Helmut Schmidt, Published July 08 2013
West Fargo mulls new school financingWEST FARGO – With continued fast growth at the elementary school level, the West Fargo School District has reformed a Long Range Facility Planning Committee to get recommendations on how another school should be financed.
Officials say a school now going up north of the Osgood housing development on 54th Street South will probably open full next fall, as did Freedom Elementary in 2012.
“The scary part of this is we’re hitting the high end of the (enrollment) projections,” Dave Olson told fellow school board members Monday. “We’re hitting them high and faster than expected.”
Projections from RSP & Associates in 2011 estimated elementary enrollment this fall at 4,101 and growing to 4,307 in 2014-15.
However, new school district projections from
McKibben Demographic Research put elementary enrollment at 4,409 this fall and 4,702 next fall, topping out at 5,183 students in the 2018-19 school year.
Superintendent David Flowers and Olson said that means another elementary school will be needed beyond the two authorized in the $82.5 million bond issue approved by voters in 2011.
That bond issue included turning Sheyenne 9th Grade Center into a high school and building Liberty Middle School, plus creating a ninth-grade center at West Fargo High School.
“We need to get over the hump here with another school,” Flowers said.
The school board is trying to decide if it should go to voters for the OK to bond for an elementary school (roughly $11 million to
$13 million equipped), perhaps pairing it with another district need, such as an indoor swimming pool or hockey ice rinks.
Or, whether it’s better to try to finance the cost of the school from money left over from construction savings from the 2011 bond, combined with other district funding sources.
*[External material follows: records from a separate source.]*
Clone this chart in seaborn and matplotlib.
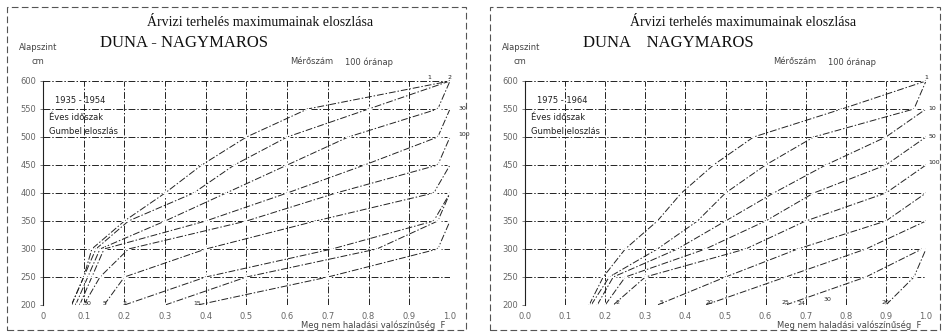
import numpy as np
import pandas as pd
import matplotlib
matplotlib.use("Agg")
import matplotlib.pyplot as plt
from matplotlib.patches import Rectangle
import seaborn as sns

# ---------------- data ----------------
levels = [200, 250, 300, 350, 400, 450, 500, 550, 600]
x_ticks = [0.0, 0.1, 0.2, 0.3, 0.4, 0.5, 0.6, 0.7, 0.8, 0.9, 1.0]
x_ticklabels_left = ["0", "0.1", "0.2", "0.3", "0.4", "0.5", "0.6", "0.7", "0.8", "0.9", "1.0"]
x_ticklabels_right = ["0.0", "0.1", "0.2", "0.3", "0.4", "0.5", "0.6", "0.7", "0.8", "0.9", "1.0"]
y_ticks = [200, 250, 300, 350, 400, 450, 500, 550, 600]

# Left panel (1935 - 1954): non-exceedance probability F at each level
left_c1 = [0.07, 0.10, 0.12, 0.20, 0.30, 0.39, 0.50, 0.65, 1.00]
left_c2 = [0.07, 0.10, 0.13, 0.21, 0.37, 0.47, 0.60, 0.80, 1.00]
left_c3 = [0.08, 0.11, 0.14, 0.30, 0.45, 0.60, 0.75, 0.97, 1.00]
left_c4 = [0.09, 0.12, 0.15, 0.40, 0.60, 0.79, 0.97, 1.00]
left_c5 = [0.10, 0.14, 0.21, 0.50, 0.72, 0.97, 1.00]
left_c6 = [0.15, 0.20, 0.40, 0.67, 0.96, 1.00]
left_c7 = [0.20, 0.40, 0.71, 0.96, 1.00]
left_c8 = [0.30, 0.50, 0.82, 0.97, 1.00]
left_c9 = [0.38, 0.70, 0.97, 1.00]
left_curves = [left_c1, left_c2, left_c3, left_c4, left_c5, left_c6, left_c7, left_c8, left_c9]

# Right panel (1975 - 1964)
right_c1 = [0.16, 0.195, 0.25, 0.33, 0.39, 0.47, 0.57, 0.79, 1.00]
right_c2 = [0.165, 0.21, 0.33, 0.43, 0.50, 0.60, 0.72, 0.97, 1.00]
right_c3 = [0.18, 0.22, 0.38, 0.50, 0.62, 0.75, 0.90, 1.00]
right_c4 = [0.20, 0.25, 0.45, 0.60, 0.72, 0.90, 1.00]
right_c5 = [0.22, 0.30, 0.55, 0.70, 0.90, 1.00]
right_c6 = [0.33, 0.50, 0.68, 0.90, 1.00]
right_c7 = [0.45, 0.65, 0.85, 1.00]
right_c8 = [0.65, 0.85, 0.99]
right_c9 = [0.90, 0.97, 1.00]
right_curves = [right_c1, right_c2, right_c3, right_c4, right_c5, right_c6, right_c7, right_c8, right_c9]

# curve labels (text, F, level)
left_labels_text = ["1", "2", "30", "100", "30", "5", "2", "15"]
left_labels_F = [0.95, 1.0, 1.02, 1.02, 0.11, 0.15, 0.20, 0.38]
left_labels_lev = [607, 607, 550, 505, 203, 203, 203, 203]
right_labels_text = ["1", "10", "50", "100", "2", "5", "20", "25", "24", "30", "20"]
right_labels_F = [1.0, 1.006, 1.006, 1.006, 0.23, 0.34, 0.46, 0.65, 0.69, 0.755, 0.90]
right_labels_lev = [607, 550, 500, 455, 205, 205, 205, 205, 203, 209, 205]

panels = [
    dict(curves=left_curves, period="1935 - 1954", title2="DUNA - NAGYMAROS",
         xtl=x_ticklabels_left, lt=left_labels_text, lf=left_labels_F, ll=left_labels_lev),
    dict(curves=right_curves, period="1975 - 1964", title2="DUNA    NAGYMAROS",
         xtl=x_ticklabels_right, lt=right_labels_text, lf=right_labels_F, ll=right_labels_lev),
]

# ---------------- figure ----------------
sns.set_theme(style="white")
plt.rcParams["font.family"] = ["DejaVu Sans"]
W, H = 943, 335
fig = plt.figure(figsize=(W / 100, H / 100), dpi=100)
fig.patch.set_facecolor("white")

def fx(x):
    return x / W

def fy(y):
    return 1 - y / H

dashdot = (0, (7, 2, 1.5, 2))
ax_px = [(43, 450), (525, 926)]
border_px = [(7, 466), (490, 940)]
ink = "#222222"

for i, p in enumerate(panels):
    x0, x1 = ax_px[i]
    ax = fig.add_axes([fx(x0), fy(305), (x1 - x0) / W, (305 - 81) / H])
    ax.set_facecolor("white")
    for c in p["curves"]:
        df = pd.DataFrame({"F": c, "level": levels[:len(c)]})
        sns.lineplot(data=df, x="F", y="level", sort=False, estimator=None, ax=ax,
                     color=ink, lw=0.7, linestyle=dashdot, marker="+",
                     markersize=4, markeredgewidth=0.7, clip_on=False)
    ax.set_xlim(0, 1)
    ax.set_ylim(200, 600)
    ax.set_xticks(x_ticks)
    ax.set_xticklabels(p["xtl"], fontsize=6, color="#666666")
    ax.set_yticks(y_ticks)
    ax.set_yticklabels([str(v) for v in y_ticks], fontsize=6, color="#666666")
    ax.grid(True, color=ink, lw=0.7, linestyle=dashdot)
    ax.set_axisbelow(True)
    for s in ["top", "right", "bottom"]:
        ax.spines[s].set_visible(False)
    ax.spines["left"].set_color(ink)
    ax.spines["left"].set_linewidth(0.8)
    ax.tick_params(axis="both", length=2, width=0.6, pad=3, colors="#666666",
                   left=True, bottom=False)
    ax.set_xlabel("")
    ax.set_ylabel("")
    for t, f, l in zip(p["lt"], p["lf"], p["ll"]):
        ha = "left" if f > 1.003 else "center"
        ax.text(f, l, t, fontsize=4.5, color=ink, ha=ha, va="center", clip_on=False)
    ax.text(0.03, 565, p["period"], fontsize=6, color=ink, ha="left", va="center")
    ax.text(0.015, 535, "Éves időszak", fontsize=6, color=ink, ha="left", va="center")
    ax.text(0.015, 510, "Gumbel eloszlás", fontsize=6, color=ink, ha="left", va="center")

    # panel text outside axes
    bx0, bx1 = border_px[i]
    fig.text(fx(bx0 + 140), fy(22), "Árvizi terhelés maximumainak eloszlása",
             fontsize=10, family="Liberation Serif", color="#111111", ha="left", va="center")
    fig.text(fx(bx0 + 93), fy(43), p["title2"],
             fontsize=12, family="Liberation Serif", color="#111111", ha="left", va="center")
    fig.text(fx(bx0 + 12), fy(47), "Alapszint", fontsize=6, color="#444444", ha="left", va="center")
    fig.text(fx(bx0 + 24), fy(61), "cm", fontsize=6, color="#444444", ha="left", va="center")
    fig.text(fx(bx0 + 283), fy(62), "Mérőszám", fontsize=6, color="#444444", ha="left", va="center")
    fig.text(fx(bx0 + 338), fy(62), "100 óránap", fontsize=6, color="#444444", ha="left", va="center")
    fig.text(fx(x1 - 5), fy(325), "Meg nem haladási valószínűség  F", fontsize=6,
             color="#444444", ha="right", va="center")
    fig.add_artist(Rectangle((fx(bx0), fy(330)), (bx1 - bx0) / W, (330 - 7) / H,
                             transform=fig.transFigure, fill=False, edgecolor="#555555",
                             lw=0.8, linestyle=(0, (6, 3))))

fig.savefig("out.png", dpi=100, facecolor="white")
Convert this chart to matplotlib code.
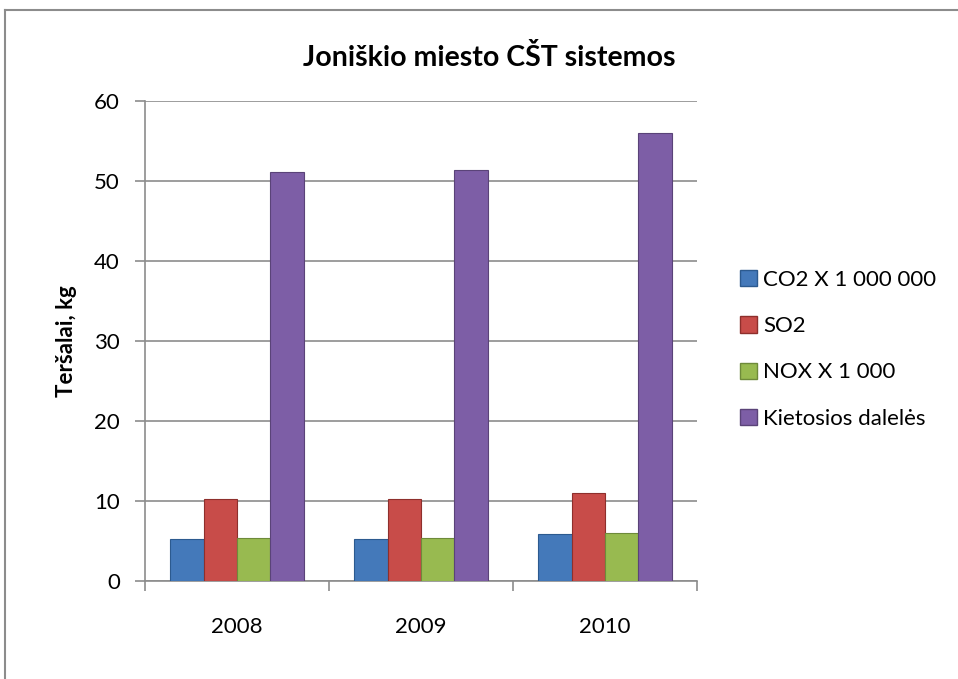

The facility planning group is asking community members what would be the best way to pay for another school.
The district owns 13 acres of land for an elementary school north of the Deer Creek subdivision and just south of Rocking Horse Farm subdivision on 52nd Avenue South, Flowers said.
Olson said the board wants to stick to the neighborhood schools philosophy and probably won’t buy more land until it knows where housing is going up quickest.
“What is safe to say is one more (school) right now. I think two is jumping the gun,” Olson said.
With Sheyenne High and Liberty Middle schools opening this fall, the district is set for secondary-level space for now, Flowers said, with capacity in the two middle schools of 2,700 and two comprehensive high schools of 3,100 students.
But McKibben demographers estimate that by 2019-20, middle school enrollment will be 2,725. And by 2020-21, the district will have 3,112 students in grades 9-12, with another 250-student increase the following year.